### What is expected:
Begin at the line containing "Reproduce this chart" in the entries below and end at the line containing "from matplotlib.ticker import"; transcribe that range exactly and nothing outside it.
▬▬▬▬▬▬
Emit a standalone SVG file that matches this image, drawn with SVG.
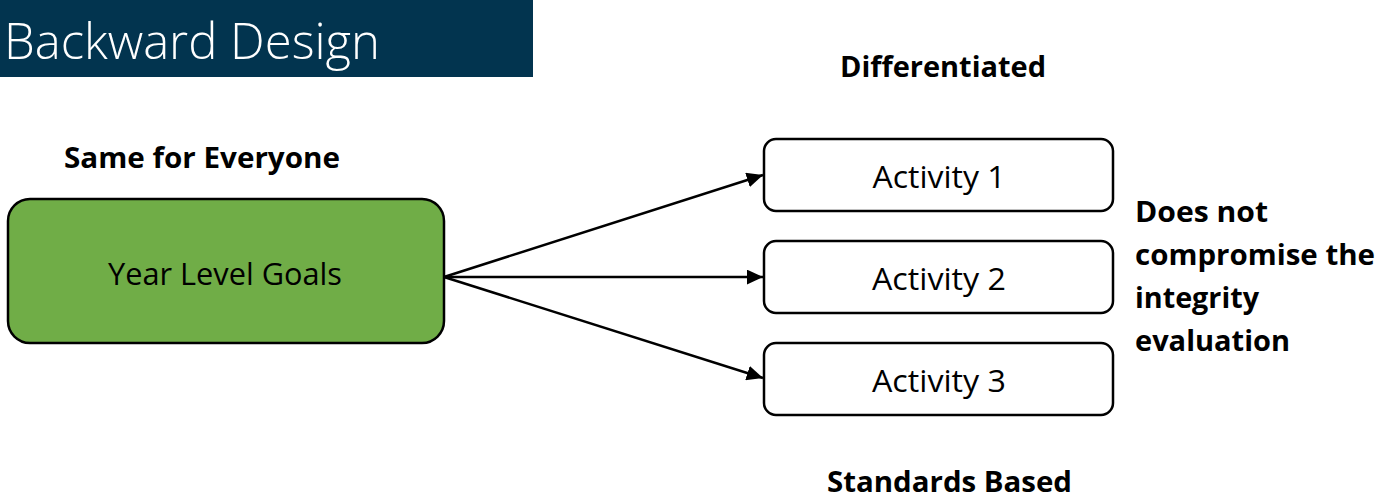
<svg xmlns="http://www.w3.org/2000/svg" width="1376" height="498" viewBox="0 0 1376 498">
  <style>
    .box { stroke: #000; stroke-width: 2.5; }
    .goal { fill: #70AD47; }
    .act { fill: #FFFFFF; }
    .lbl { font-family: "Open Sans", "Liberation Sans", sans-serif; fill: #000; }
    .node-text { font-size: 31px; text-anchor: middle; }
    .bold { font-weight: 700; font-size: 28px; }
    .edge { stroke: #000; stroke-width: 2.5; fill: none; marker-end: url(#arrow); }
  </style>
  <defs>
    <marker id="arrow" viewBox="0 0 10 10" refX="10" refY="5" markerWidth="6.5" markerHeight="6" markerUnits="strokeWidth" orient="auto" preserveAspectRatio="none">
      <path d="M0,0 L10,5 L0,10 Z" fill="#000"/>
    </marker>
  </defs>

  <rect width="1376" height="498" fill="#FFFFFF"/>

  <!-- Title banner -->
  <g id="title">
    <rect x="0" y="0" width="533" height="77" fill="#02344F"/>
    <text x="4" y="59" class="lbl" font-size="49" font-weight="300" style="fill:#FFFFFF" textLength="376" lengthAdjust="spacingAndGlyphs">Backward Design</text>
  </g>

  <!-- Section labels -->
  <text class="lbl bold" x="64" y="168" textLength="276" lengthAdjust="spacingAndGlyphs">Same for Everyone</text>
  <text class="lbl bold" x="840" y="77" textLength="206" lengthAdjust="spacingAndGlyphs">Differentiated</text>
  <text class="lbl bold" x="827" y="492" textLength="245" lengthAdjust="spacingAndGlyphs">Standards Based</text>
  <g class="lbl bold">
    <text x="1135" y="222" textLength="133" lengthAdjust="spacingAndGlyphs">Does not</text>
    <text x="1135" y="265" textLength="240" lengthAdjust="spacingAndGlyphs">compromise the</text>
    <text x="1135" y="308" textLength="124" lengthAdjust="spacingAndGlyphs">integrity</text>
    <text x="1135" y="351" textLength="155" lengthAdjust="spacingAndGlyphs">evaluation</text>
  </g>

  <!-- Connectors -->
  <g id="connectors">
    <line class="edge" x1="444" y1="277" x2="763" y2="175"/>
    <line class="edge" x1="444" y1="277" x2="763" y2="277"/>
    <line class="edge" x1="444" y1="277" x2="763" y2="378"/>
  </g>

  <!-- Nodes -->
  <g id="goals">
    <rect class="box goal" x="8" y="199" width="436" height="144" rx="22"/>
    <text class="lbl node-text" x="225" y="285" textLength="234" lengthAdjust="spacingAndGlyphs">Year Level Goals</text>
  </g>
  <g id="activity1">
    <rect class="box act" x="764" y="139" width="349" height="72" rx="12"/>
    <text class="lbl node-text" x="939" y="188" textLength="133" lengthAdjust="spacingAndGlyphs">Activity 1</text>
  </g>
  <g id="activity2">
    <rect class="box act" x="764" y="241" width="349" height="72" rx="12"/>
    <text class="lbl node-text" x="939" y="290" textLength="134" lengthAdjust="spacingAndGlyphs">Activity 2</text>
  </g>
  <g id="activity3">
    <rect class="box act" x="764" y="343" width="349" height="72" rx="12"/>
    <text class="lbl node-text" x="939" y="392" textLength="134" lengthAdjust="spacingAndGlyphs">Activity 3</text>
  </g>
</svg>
▬▬▬▬▬▬
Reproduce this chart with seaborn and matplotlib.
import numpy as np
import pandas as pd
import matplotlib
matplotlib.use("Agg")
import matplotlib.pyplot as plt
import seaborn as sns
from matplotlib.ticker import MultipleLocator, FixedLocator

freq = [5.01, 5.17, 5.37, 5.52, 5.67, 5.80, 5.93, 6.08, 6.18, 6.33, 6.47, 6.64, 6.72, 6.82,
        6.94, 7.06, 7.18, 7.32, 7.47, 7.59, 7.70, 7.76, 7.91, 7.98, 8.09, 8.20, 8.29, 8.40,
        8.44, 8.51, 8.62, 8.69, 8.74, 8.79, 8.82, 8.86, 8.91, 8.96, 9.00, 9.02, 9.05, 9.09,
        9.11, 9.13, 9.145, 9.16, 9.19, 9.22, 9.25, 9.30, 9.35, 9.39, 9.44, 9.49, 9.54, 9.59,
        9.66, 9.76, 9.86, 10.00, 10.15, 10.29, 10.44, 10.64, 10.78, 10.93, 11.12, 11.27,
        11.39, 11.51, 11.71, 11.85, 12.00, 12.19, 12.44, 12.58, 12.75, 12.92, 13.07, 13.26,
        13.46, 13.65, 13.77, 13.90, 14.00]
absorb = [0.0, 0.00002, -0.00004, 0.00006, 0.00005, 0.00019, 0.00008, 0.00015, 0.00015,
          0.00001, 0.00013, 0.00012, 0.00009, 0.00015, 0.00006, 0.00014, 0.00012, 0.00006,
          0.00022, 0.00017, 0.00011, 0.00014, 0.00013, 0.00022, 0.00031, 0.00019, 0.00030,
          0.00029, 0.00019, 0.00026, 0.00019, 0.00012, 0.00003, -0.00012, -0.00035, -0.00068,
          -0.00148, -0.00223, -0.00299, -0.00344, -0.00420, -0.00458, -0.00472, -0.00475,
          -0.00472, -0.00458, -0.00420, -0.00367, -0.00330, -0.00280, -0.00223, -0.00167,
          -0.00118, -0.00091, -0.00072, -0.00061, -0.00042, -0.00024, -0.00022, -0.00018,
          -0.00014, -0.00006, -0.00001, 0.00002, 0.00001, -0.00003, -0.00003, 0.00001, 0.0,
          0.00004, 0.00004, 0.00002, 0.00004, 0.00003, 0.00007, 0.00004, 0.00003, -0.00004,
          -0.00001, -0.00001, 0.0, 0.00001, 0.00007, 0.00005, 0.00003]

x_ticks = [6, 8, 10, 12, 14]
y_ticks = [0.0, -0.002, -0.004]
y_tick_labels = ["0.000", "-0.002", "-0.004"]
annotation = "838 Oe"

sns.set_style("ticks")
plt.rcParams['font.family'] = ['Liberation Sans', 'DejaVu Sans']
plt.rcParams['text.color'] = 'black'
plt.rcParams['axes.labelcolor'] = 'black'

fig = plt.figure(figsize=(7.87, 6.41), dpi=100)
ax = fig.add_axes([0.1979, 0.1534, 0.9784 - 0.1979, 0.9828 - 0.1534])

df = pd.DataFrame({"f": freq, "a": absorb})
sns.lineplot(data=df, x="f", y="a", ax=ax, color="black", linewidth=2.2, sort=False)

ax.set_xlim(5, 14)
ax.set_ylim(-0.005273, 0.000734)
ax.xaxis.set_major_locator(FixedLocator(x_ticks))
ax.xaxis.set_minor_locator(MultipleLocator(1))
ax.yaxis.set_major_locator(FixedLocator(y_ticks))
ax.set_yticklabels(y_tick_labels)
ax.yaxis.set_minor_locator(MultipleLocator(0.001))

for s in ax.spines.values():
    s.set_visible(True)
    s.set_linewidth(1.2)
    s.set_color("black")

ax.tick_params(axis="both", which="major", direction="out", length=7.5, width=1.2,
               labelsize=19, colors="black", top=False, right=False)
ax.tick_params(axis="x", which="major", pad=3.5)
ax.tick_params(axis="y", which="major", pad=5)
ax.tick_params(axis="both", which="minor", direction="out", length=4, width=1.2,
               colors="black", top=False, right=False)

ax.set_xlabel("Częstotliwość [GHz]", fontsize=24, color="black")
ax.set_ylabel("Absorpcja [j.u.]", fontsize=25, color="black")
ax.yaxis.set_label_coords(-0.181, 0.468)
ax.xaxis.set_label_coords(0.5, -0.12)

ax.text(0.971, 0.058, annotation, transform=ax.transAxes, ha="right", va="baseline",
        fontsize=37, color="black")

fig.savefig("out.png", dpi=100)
▬▬▬▬▬▬
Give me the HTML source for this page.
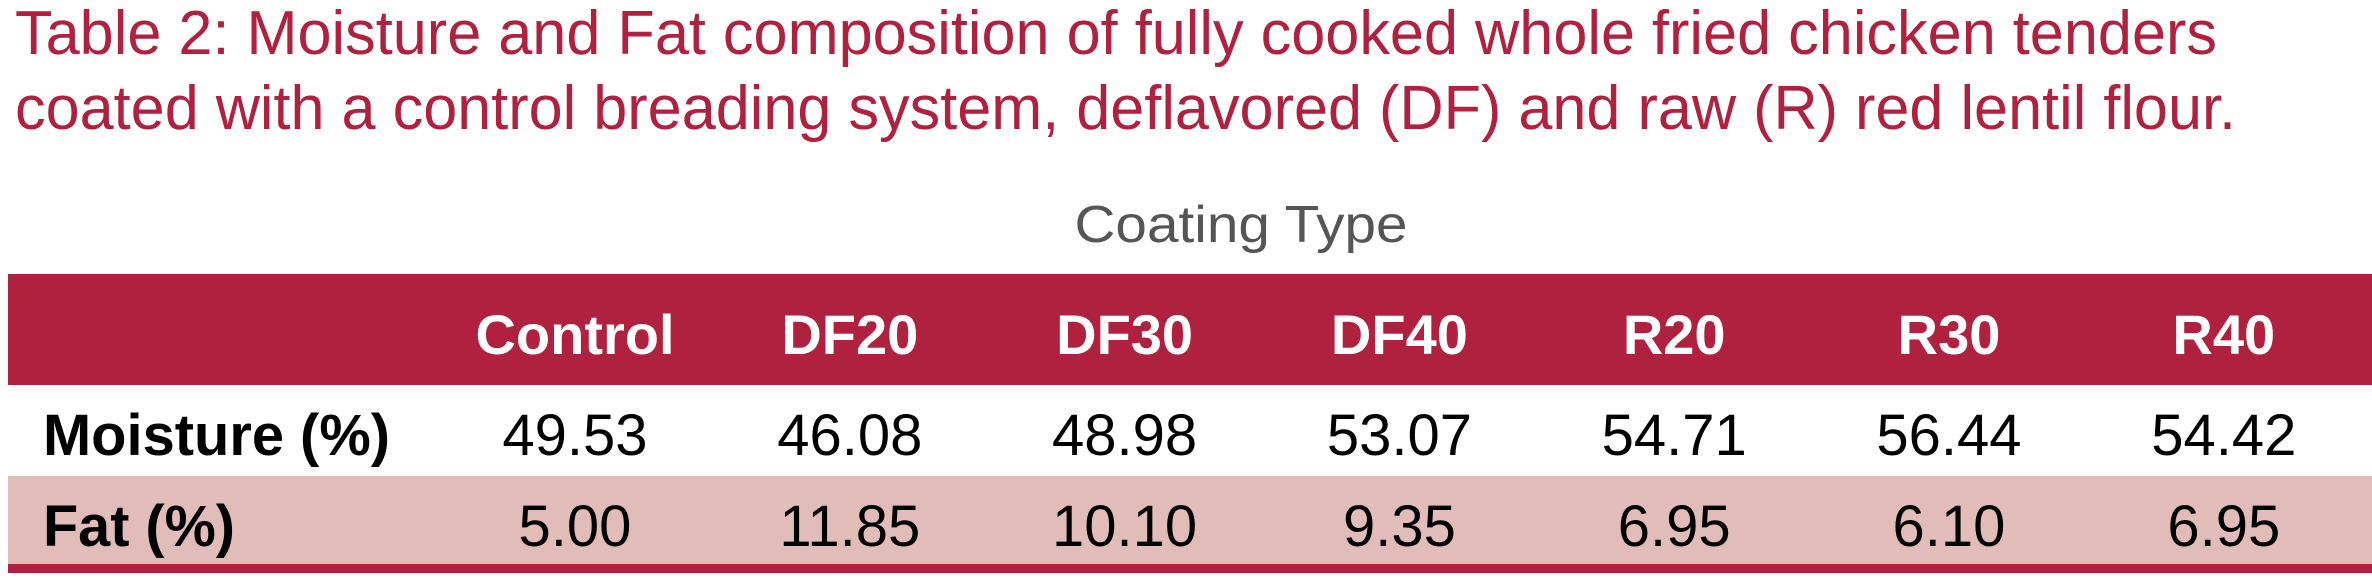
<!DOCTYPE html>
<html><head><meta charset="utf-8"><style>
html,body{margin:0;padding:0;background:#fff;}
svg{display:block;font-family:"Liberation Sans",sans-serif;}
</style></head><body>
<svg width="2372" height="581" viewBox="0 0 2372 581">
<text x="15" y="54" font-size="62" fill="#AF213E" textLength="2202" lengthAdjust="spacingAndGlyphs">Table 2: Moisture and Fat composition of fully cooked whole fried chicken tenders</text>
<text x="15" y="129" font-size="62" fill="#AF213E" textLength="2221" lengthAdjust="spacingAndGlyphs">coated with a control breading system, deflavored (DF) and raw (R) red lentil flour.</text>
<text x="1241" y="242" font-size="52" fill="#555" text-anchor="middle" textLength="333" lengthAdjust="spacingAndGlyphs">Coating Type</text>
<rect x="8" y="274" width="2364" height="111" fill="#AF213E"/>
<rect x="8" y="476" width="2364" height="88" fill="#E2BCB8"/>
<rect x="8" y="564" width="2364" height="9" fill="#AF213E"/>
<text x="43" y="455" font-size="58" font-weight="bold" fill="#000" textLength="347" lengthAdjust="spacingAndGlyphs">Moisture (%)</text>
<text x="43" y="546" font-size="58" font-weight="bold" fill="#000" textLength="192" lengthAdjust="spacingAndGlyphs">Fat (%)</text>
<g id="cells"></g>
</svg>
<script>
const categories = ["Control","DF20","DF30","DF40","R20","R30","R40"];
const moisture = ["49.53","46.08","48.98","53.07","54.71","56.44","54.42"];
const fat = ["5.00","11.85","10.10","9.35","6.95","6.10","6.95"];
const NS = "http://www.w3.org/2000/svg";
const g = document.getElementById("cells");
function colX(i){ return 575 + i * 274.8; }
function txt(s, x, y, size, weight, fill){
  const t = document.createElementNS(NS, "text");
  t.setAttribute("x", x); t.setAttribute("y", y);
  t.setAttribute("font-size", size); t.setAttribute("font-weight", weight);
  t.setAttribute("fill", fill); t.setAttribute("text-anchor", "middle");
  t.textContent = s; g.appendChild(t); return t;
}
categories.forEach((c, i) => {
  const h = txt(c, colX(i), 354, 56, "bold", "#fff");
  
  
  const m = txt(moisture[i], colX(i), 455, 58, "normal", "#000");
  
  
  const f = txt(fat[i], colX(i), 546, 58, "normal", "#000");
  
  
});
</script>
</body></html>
▬▬▬▬▬▬
### Solution to this exercise:
Reproduce this chart with seaborn and matplotlib.
import numpy as np
import pandas as pd
import matplotlib
matplotlib.use("Agg")
import matplotlib.pyplot as plt
import seaborn as sns
from matplotlib.ticker import MultipleLocator, FixedLocator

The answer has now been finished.